CHALLENGE: Copy out each line exactly; pictures stay out of the copy.

====================

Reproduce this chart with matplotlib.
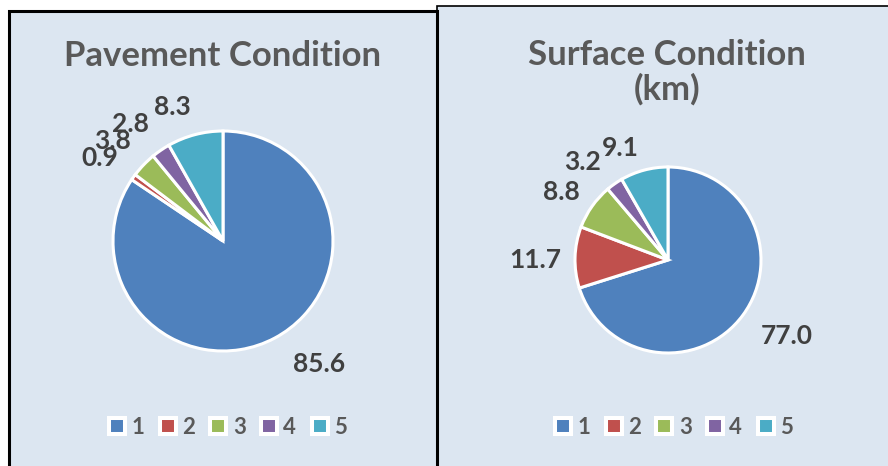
import numpy as np
import matplotlib
matplotlib.use("Agg")
import matplotlib.pyplot as plt
from matplotlib.lines import Line2D
from matplotlib.patches import Rectangle

# data
categories = ["1", "2", "3", "4", "5"]
pavement = [85.6, 0.9, 3.8, 2.8, 8.3]
surface = [77.0, 11.7, 8.8, 3.2, 9.1]
pavement_labels = ["85.6", "0.9", "3.8", "2.8", "8.3"]
surface_labels = ["77.0", "11.7", "8.8", "3.2", "9.1"]

colors = ["#4F81BD", "#C0504D", "#9BBB59", "#8064A2", "#4BACC6"]
bg = "#DCE6F1"
W, H = 888, 466

plt.rcParams['font.family'] = ['Lato', 'DejaVu Sans']

fig = plt.figure(figsize=(W / 100, H / 100), dpi=100)
fig.patch.set_facecolor("white")

# panel backgrounds / borders (pixel coords -> figure fraction)
def fx(x):
    return x / W

def fy(y):
    return 1 - y / H

fig.patches.append(Rectangle((fx(437), fy(480)), fx(470), fy(6) - fy(480),
                             transform=fig.transFigure, facecolor=bg,
                             edgecolor="black", linewidth=1.2, zorder=-3))
fig.patches.append(Rectangle((fx(8.5), fy(480)), fx(428), fy(10.5) - fy(480),
                             transform=fig.transFigure, facecolor=bg,
                             edgecolor="black", linewidth=2.2, zorder=-2))


def draw_pie(vals, labs, cx, cy, R, label_pos):
    ax = fig.add_axes([fx(cx - R), fy(cy + R), 2 * R / W, 2 * R / H])
    wedges, _ = ax.pie(vals, colors=colors, startangle=90, counterclock=False,
                       radius=1, wedgeprops=dict(edgecolor="white", linewidth=2.2))
    ax.set_xlim(-1, 1)
    ax.set_ylim(-1, 1)
    ax.axis("off")
    for w, lab, (dang, dist) in zip(wedges, labs, label_pos):
        mid = np.deg2rad((w.theta1 + w.theta2) / 2 + dang)
        ax.text(dist * np.cos(mid), dist * np.sin(mid), lab, ha="center",
                va="center", fontsize=19, fontweight="bold", color="#404040",
                clip_on=False)
    return ax


# (angle shift in degrees, distance in radii) for each data label
left_pos = [(10, 1.42), (1.5, 1.35), (1.7, 1.36), (4, 1.36), (6, 1.30)]
right_pos = [(3.5, 1.52), (1.6, 1.43), (2.6, 1.36), (6, 1.40), (8, 1.31)]

draw_pie(pavement, pavement_labels, 223, 241, 110, left_pos)
draw_pie(surface, surface_labels, 668, 260, 93, right_pos)

fig.text(fx(223), fy(66), "Pavement Condition", ha="center", va="baseline",
         fontsize=25, fontweight="bold", color="#595959")
fig.text(fx(667), fy(100), "Surface Condition\n(km)", ha="center", va="baseline",
         fontsize=25, fontweight="bold", color="#595959", linespacing=1.1,
         multialignment="center")

handles = [Line2D([], [], marker="s", linestyle="none", markersize=11.5,
                  markerfacecolor=c, markeredgecolor="white",
                  markeredgewidth=2.9) for c in colors]
for cx in (227, 673):
    fig.legend(handles, categories, loc="center",
               bbox_to_anchor=(fx(cx), fy(427)), ncol=5, frameon=False,
               prop=dict(family=["Lato", "DejaVu Sans"], weight="bold", size=16),
               labelcolor="#595959", handlelength=0.9, handletextpad=0.2,
               columnspacing=0.6, borderpad=0, borderaxespad=0)

fig.savefig("out.png", dpi=100, facecolor=fig.get_facecolor())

====================

OUTPUT BELOW:
Reproduce this chart with matplotlib.
import numpy as np
import matplotlib
matplotlib.use("Agg")
import matplotlib.pyplot as plt
from matplotlib.lines import Line2D
from matplotlib.patches import Rectangle

# data
categories = ["1", "2", "3", "4", "5"]
pavement = [85.6, 0.9, 3.8, 2.8, 8.3]
surface = [77.0, 11.7, 8.8, 3.2, 9.1]
pavement_labels = ["85.6", "0.9", "3.8", "2.8", "8.3"]
surface_labels = ["77.0", "11.7", "8.8", "3.2", "9.1"]

colors = ["#4F81BD", "#C0504D", "#9BBB59", "#8064A2", "#4BACC6"]
bg = "#DCE6F1"
W, H = 888, 466

plt.rcParams['font.family'] = ['Lato', 'DejaVu Sans']

fig = plt.figure(figsize=(W / 100, H / 100), dpi=100)
fig.patch.set_facecolor("white")

# panel backgrounds / borders (pixel coords -> figure fraction)
def fx(x):
    return x / W

def fy(y):
    return 1 - y / H

fig.patches.append(Rectangle((fx(437), fy(480)), fx(470), fy(6) - fy(480),
                             transform=fig.transFigure, facecolor=bg,
                             edgecolor="black", linewidth=1.2, zorder=-3))
fig.patches.append(Rectangle((fx(8.5), fy(480)), fx(428), fy(10.5) - fy(480),
                             transform=fig.transFigure, facecolor=bg,
                             edgecolor="black", linewidth=2.2, zorder=-2))


def draw_pie(vals, labs, cx, cy, R, label_pos):
    ax = fig.add_axes([fx(cx - R), fy(cy + R), 2 * R / W, 2 * R / H])
    wedges, _ = ax.pie(vals, colors=colors, startangle=90, counterclock=False,
                       radius=1, wedgeprops=dict(edgecolor="white", linewidth=2.2))
    ax.set_xlim(-1, 1)
    ax.set_ylim(-1, 1)
    ax.axis("off")
    for w, lab, (dang, dist) in zip(wedges, labs, label_pos):
        mid = np.deg2rad((w.theta1 + w.theta2) / 2 + dang)
        ax.text(dist * np.cos(mid), dist * np.sin(mid), lab, ha="center",
                va="center", fontsize=19, fontweight="bold", color="#404040",
                clip_on=False)
    return ax


# (angle shift in degrees, distance in radii) for each data label
left_pos = [(10, 1.42), (1.5, 1.35), (1.7, 1.36), (4, 1.36), (6, 1.30)]
right_pos = [(3.5, 1.52), (1.6, 1.43), (2.6, 1.36), (6, 1.40), (8, 1.31)]

draw_pie(pavement, pavement_labels, 223, 241, 110, left_pos)
draw_pie(surface, surface_labels, 668, 260, 93, right_pos)

fig.text(fx(223), fy(66), "Pavement Condition", ha="center", va="baseline",
         fontsize=25, fontweight="bold", color="#595959")
fig.text(fx(667), fy(100), "Surface Condition\n(km)", ha="center", va="baseline",
         fontsize=25, fontweight="bold", color="#595959", linespacing=1.1,
         multialignment="center")

handles = [Line2D([], [], marker="s", linestyle="none", markersize=11.5,
                  markerfacecolor=c, markeredgecolor="white",
                  markeredgewidth=2.9) for c in colors]
for cx in (227, 673):
    fig.legend(handles, categories, loc="center",
               bbox_to_anchor=(fx(cx), fy(427)), ncol=5, frameon=False,
               prop=dict(family=["Lato", "DejaVu Sans"], weight="bold", size=16),
               labelcolor="#595959", handlelength=0.9, handletextpad=0.2,
               columnspacing=0.6, borderpad=0, borderaxespad=0)

fig.savefig("out.png", dpi=100, facecolor=fig.get_facecolor())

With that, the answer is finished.